I admit to the same when texting - if I have a wireless connection (speak won't work without data). The speak function is a hell of a lot easier than typing the damn thing. I've only recently had to stoop to texting to stay in touch with family on some time-sensitive issues.
I'm usually on a laptop for Google and internet tasks.


----------



## DenisD (Apr 19, 2009)

OnlyMyOpinion said:


> speak won't work without data


Speech recognition works reasonably well on my Nexus 5 without Internet access.


----------



## agent99 (Sep 11, 2013)

like_to_retire said:


> I agree, but I have to say, on my smartphone I find it so darn difficult to type information on that teeny weeny software keyboard into google when I'm looking for some answer, that I have taken lately to simply speaking my request into the phone and google does a good job of providing the answer.
> 
> ltr


I have only had my first smartphone (android Moto E) for a month, and have the same problem with typing. Tried several keyboard, but do find the voice feature useful, especially in car. Currently roaming in USA using KnowRoaming SIM. Seems to work fine once I figured out all the phone settings!
BTW- definitely a late adopter having run Fortran on "mainframe" in mid 60s


----------



## agent99 (Sep 11, 2013)

OnlyMyOpinion said:


> I've only recently had to stoop to texting to stay in touch with family on some time-sensitive issues.
> .


While on the road, I had to text too. For some reason, Gmail queued outgoing messages and they didn't go out until I got to a WIFI location. Not much good using Data, if email doesn't work.


----------



## pwm (Jan 19, 2012)

I got a pop up on my Edge browser icon in my task bar yesterday saying that Edge beats Chrome in speed, and security. I followed the link, and MS seems to be able to prove its case. It also uses less battery power. As a result, since I have an open mind, I started using Edge instead of Chrome, to give it another chance, and I'm actually impressed. When I upgraded to Win 10 from 8.1 I originally dismissed it and carried on using Chrome, but now I'm a believer. I like the "Reading View" and "Web Note" features as well.

To all you dedicated Chrome fan boys running Win 10 out there: Don't dismiss Edge without first giving it an honest tryout.


----------



## Userkare (Nov 17, 2014)

pwm said:


> I got a pop up on my Edge browser icon in my task bar yesterday saying that Edge beats Chrome in speed, and security. ...... To all you dedicated Chrome fan boys running Win 10 out there: Don't dismiss Edge without first giving it an honest tryout.


Is the speed of the browser really relevant unless you have gig-speed Internet?
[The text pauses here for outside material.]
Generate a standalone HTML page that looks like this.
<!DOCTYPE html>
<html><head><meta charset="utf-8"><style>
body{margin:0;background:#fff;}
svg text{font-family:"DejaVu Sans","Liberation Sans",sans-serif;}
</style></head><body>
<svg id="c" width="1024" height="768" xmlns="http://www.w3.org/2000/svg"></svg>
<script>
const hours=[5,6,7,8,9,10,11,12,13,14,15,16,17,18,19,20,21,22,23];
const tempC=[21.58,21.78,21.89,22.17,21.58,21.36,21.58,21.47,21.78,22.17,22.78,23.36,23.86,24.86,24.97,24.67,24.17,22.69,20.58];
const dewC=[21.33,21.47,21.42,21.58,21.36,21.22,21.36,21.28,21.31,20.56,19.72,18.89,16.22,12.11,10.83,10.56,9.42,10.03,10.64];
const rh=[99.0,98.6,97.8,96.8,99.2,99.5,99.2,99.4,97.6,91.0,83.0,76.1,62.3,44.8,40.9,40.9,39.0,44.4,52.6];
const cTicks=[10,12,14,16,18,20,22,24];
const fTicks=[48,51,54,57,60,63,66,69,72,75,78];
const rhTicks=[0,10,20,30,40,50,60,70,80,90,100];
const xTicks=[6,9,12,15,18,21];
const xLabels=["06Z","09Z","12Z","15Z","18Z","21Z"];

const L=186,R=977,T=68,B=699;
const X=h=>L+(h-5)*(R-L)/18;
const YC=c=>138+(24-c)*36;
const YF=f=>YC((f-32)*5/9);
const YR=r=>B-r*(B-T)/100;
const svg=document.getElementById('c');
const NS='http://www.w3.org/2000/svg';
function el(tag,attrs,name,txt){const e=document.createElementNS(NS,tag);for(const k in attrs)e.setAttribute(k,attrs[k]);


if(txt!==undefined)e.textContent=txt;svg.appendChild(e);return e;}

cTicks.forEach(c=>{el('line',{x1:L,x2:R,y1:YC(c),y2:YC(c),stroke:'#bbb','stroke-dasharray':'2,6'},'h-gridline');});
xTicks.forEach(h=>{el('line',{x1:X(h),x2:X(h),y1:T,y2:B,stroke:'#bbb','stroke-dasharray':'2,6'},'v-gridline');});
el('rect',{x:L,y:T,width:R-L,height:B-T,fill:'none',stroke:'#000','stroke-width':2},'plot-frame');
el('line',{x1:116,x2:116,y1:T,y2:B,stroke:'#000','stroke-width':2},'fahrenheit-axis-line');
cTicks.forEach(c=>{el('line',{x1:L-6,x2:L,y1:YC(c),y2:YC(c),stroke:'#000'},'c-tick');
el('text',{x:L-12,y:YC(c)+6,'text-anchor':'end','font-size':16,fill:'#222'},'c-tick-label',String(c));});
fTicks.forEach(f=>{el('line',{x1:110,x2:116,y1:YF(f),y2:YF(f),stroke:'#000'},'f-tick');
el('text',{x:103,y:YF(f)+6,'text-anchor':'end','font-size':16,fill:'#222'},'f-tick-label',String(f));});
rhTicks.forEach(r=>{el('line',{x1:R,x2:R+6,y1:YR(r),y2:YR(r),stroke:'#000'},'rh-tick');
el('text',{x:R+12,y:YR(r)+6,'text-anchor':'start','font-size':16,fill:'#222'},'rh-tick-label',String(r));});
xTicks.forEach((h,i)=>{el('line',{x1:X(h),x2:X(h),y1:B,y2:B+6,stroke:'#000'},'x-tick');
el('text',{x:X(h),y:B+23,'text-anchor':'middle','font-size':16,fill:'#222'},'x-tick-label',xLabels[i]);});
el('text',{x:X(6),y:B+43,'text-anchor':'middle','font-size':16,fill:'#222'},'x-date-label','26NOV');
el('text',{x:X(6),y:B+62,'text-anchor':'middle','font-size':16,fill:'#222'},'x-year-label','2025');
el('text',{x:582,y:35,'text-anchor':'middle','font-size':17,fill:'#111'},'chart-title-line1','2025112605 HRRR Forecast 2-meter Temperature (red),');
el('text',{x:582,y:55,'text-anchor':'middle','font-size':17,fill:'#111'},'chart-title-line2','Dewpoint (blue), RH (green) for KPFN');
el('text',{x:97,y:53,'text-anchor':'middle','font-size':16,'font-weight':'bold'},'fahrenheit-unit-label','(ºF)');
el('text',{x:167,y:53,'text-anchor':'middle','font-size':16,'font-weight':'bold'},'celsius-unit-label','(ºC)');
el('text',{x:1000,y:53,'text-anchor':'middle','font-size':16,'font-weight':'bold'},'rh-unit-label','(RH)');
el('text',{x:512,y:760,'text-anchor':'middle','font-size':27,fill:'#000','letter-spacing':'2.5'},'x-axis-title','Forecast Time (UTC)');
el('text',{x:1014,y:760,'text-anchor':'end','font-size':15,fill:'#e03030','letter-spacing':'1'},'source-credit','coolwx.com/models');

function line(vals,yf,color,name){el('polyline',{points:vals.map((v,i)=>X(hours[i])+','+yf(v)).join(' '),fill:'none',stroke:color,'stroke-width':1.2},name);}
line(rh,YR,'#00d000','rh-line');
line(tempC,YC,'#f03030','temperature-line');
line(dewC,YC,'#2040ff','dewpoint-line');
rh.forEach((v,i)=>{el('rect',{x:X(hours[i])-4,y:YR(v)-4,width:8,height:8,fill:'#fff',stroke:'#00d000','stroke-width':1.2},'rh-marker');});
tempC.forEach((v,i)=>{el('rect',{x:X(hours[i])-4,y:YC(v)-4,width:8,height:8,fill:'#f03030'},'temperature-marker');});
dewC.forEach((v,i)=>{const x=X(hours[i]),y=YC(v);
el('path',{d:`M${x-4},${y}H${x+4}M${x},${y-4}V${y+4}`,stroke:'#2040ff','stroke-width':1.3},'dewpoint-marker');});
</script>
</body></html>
Most people are still in the sub-100 Mbps range; the browser software isn't the bottleneck. For security, I guess it depends on who you're more comfortable spying on you and monetizing your browsing habits; I'm no fan of either Google or Microsoft. The only non-profit browser is Firefox; and I'm not even sure that they don't harvest info from me.
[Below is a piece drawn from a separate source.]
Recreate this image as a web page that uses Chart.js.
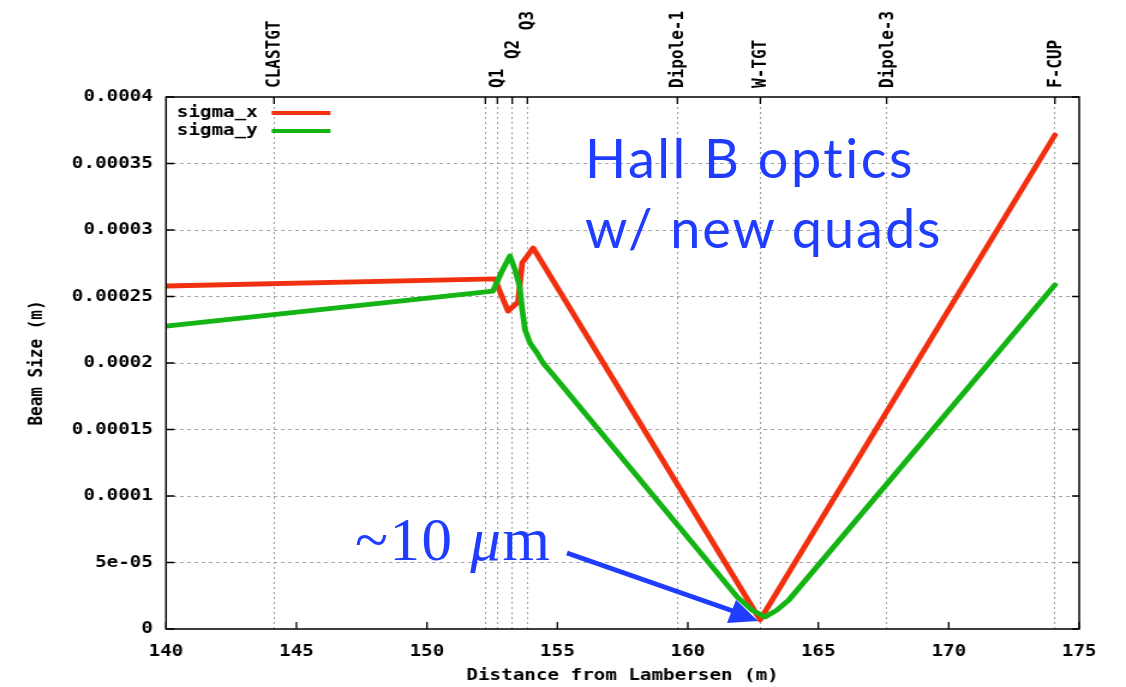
<!DOCTYPE html>
<html>
<head>
<meta charset="utf-8">
<script src="https://cdn.jsdelivr.net/npm/chart.js@4/dist/chart.umd.min.js"></script>
<style>
  html, body { margin: 0; padding: 0; background: #fff; }
  #wrap { position: relative; width: 1126px; height: 687px; overflow: hidden; }
  #beamChart { position: absolute; left: 0; top: 0; }
  #notes { position: absolute; left: 0; top: 0; }
</style>
</head>
<body>
<div id="wrap">
  <!-- the gnuplot picture is stretched sideways, so the canvas is too -->
  <canvas id="beamChart" width="938" height="687" style="width:1126px;height:687px"></canvas>
  <svg id="notes" width="1126" height="687">
    <g fill="#1f3cff">
      <text x="585" y="178" font-family="Lato" font-size="54" letter-spacing="2.5">Hall B optics</text>
      <text x="585" y="248" font-family="Lato" font-size="54" letter-spacing="2">w/ new quads</text>
      <text x="355" y="560" font-family="Liberation Serif" font-size="61" letter-spacing="1.5">~10 <tspan font-style="italic">μ</tspan>m</text>
      <line x1="567" y1="553" x2="733" y2="611" stroke="#1f3cff" stroke-width="5"/>
      <polygon points="758,621 727,623 736,600"/>
    </g>
  </svg>
</div>
<script>
// beam line elements (top axis); Q2/Q3 padded so the labels step up like gnuplot's
const markerPos = [144.14, 152.24, 152.70, 153.27, 153.85, 159.60, 162.78, 167.62, 174.07];
const markerLabels = ['CLASTGT', '', 'Q1', '   Q2', '      Q3', 'Dipole-1', 'W-TGT', 'Dipole-3', 'F-CUP'];

// sigma_x (m) vs distance from Lambersen (m)
const sigmaXpos = [140, 152.61, 152.88, 153.11, 153.49, 153.65, 154.07, 162.77, 174.07];
const sigmaX = [2.579e-4, 2.632e-4, 2.496e-4, 2.39e-4, 2.459e-4, 2.752e-4, 2.865e-4, 6.8e-6, 3.714e-4];

// sigma_y
const sigmaYpos = [140, 152.53, 152.85, 153.18, 153.38, 153.56, 153.64, 153.76, 153.95, 154.22, 154.45, 154.8, 155.22, 161.89, 162.45, 162.96, 163.4, 163.87, 174.07];
const sigmaY = [2.278e-4, 2.541e-4, 2.68e-4, 2.805e-4, 2.70e-4, 2.57e-4, 2.42e-4, 2.25e-4, 2.15e-4, 2.075e-4, 2.0e-4, 1.92e-4, 1.82e-4, 2.41e-5, 1.43e-5, 9.0e-6, 1.4e-5, 2.18e-5, 2.587e-4];

const yTickLabels = ['0', '5e-05', '0.0001', '0.00015', '0.0002', '0.00025', '0.0003', '0.00035', '0.0004'];

const monoFont = { family: '"DejaVu Sans Mono", monospace', weight: 'bold', size: 16 };

Chart.defaults.font = monoFont;
Chart.defaults.color = '#000';

// border, inward ticks and the key, gnuplot style
const framePlugin = {
  id: 'frame',
  afterDatasetsDraw(chart) {
    const { ctx, chartArea: a } = chart;
    const xs = chart.scales.x, x2 = chart.scales.x2, ys = chart.scales.y;
    ctx.save();
    ctx.strokeStyle = '#000';
    ctx.lineWidth = 1.3;
    ctx.beginPath();
    xs.ticks.forEach(t => {
      const p = xs.getPixelForValue(t.value);
      ctx.moveTo(p, a.bottom);
      ctx.lineTo(p, a.bottom - 7);
    });
    x2.ticks.forEach(t => {
      const p = x2.getPixelForValue(t.value);
      ctx.moveTo(p, a.top);
      ctx.lineTo(p, a.top + 7);
    });
    ys.ticks.forEach(t => {
      const p = ys.getPixelForValue(t.value);
      ctx.moveTo(a.left, p);
      ctx.lineTo(a.left + 7, p);
      ctx.moveTo(a.right, p);
      ctx.lineTo(a.right - 6, p);
    });
    ctx.stroke();
    ctx.lineWidth = 1.5;
    ctx.strokeRect(a.left, a.top, a.width, a.height);

    // key
    ctx.font = 'bold 16px "DejaVu Sans Mono"';
    ctx.textBaseline = 'middle';
    ctx.fillStyle = '#000';
    chart.data.datasets.slice().reverse().forEach((ds, i) => {
      const y = a.top + 16 + i * 18;
      ctx.fillText(ds.label, a.left + 9, y);
      ctx.strokeStyle = ds.borderColor;
      ctx.lineWidth = 4;
      ctx.beginPath();
      ctx.moveTo(a.left + 88, y);
      ctx.lineTo(a.left + 137, y);
      ctx.stroke();
    });
    ctx.restore();
  }
};

const ctx = document.getElementById('beamChart').getContext('2d');

const beamChart = new Chart(ctx, {
  type: 'scatter',
  data: {
    datasets: [{
      label: 'sigma_y',
      data: sigmaYpos.map((x, i) => ({ x, y: sigmaY[i] })),
      borderColor: '#14b414',
      order: 0
    }, {
      label: 'sigma_x',
      data: sigmaXpos.map((x, i) => ({ x, y: sigmaX[i] })),
      borderColor: '#f0300f',
      order: 1
    }]
  },
  options: {
    responsive: false,
    animation: false,
    devicePixelRatio: 1,
    layout: { padding: { left: 0, right: 39, top: 0, bottom: 0 } },
    elements: {
      point: { radius: 0 },
      line: { borderWidth: 4.8, tension: 0, borderJoinStyle: 'round', borderCapStyle: 'round' }
    },
    datasets: { scatter: { showLine: true } },
    scales: {
      x: {
        type: 'linear',
        position: 'bottom',
        min: 140,
        max: 175,
        grid: { display: false },
        border: { display: false },
        ticks: { stepSize: 5, padding: 5, maxRotation: 0, callback: v => String(v) },
        title: { display: true, text: 'Distance from Lambersen (m)', padding: { top: 0, bottom: 2 } },
        afterFit: s => { s.height = 58; }
      },
      x2: {
        type: 'linear',
        position: 'top',
        min: 140,
        max: 175,
        grid: { color: '#9c9c9c', lineWidth: 1, drawTicks: false, borderDash: [2, 3] },
        border: { display: false, dash: [2, 3] },
        ticks: {
          autoSkip: false,
          minRotation: 90,
          maxRotation: 90,
          padding: 9,
          labelOffset: 20,
          callback: (v, i) => markerLabels[i]
        },
        afterBuildTicks: s => { s.ticks = markerPos.map(v => ({ value: v })); },
        afterFit: s => { s.height = 97; }
      },
      y: {
        min: 0,
        max: 0.0004,
        grid: {
          drawTicks: false,
          lineWidth: 1,
          borderDash: [3, 3],
          color: c => (c.index === 0 || c.index === yTickLabels.length - 1) ? 'rgba(0,0,0,0)' : '#a4a4a4'
        },
        border: { display: false, dash: [3, 3] },
        ticks: {
          stepSize: 0.00005,
          padding: 11,
          callback: v => yTickLabels[Math.round(v / 0.00005)]
        },
        title: { display: true, text: 'Beam Size (m)', padding: { top: 21, bottom: 0 } },
        afterFit: s => { s.width = 138.3; }
      }
    },
    plugins: {
      legend: { display: false },
      tooltip: { enabled: false }
    }
  },
  plugins: [framePlugin]
});
</script>
</body>
</html>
I tried Edge, but there weren't a lot of extensions or add-ins ( only about 20 ) when I looked; I use Privacy Badger on Chrome and Firefox, but didn't see it for Edge.


----------



## pwm (Jan 19, 2012)

It's good to have more than one browser available with up to date bookmarks. For example, when I use Chrome at CI Investments, the Webpage won't allow me to check off certain buttons like "remember this PC", or select from a list of documents to view. Works fine in IE or Edge. I've seen this type of behaviour on many sites, and usually switching browsers is the answer. My Edge bookmarks are now copied from Chrome, and I'll try to keep them synced.


----------



## AltaRed (Jun 8, 2009)

I've not gone to Edge yet because of the lack (at least initially) of sufficient extensions at the time (Aug 2015). I don't know if Edge would do it for me yet. Since I have Shaws middle level high speed Internet, a SSD and an i7 processor, Chrome and Firefox both work fine for me (certain web pages don't work well with one or the other - so I have both). I will wait until there is a huge following for Edge before I give it consideration.


----------



## like_to_retire (Oct 9, 2016)

pwm said:


> It's good to have more than one browser available with up to date bookmarks.


Agreed. There always seems to be something crop up that one browser doesn't work with, while another works fine.




pwm said:


> To all you dedicated Chrome fan boys running Win 10 out there: Don't dismiss Edge without first giving it an honest tryout.


Agreed. I have often lauded EDGE as a very decent browser, and while the mass audience loves to hate anything that is Microsoft, and it's cool to hate it, they're simply wrong about EDGE. I switch back and forth between EDGE and Firefox and like both for different reasons, but I think it's smart to have both ready to go.

ltr


----------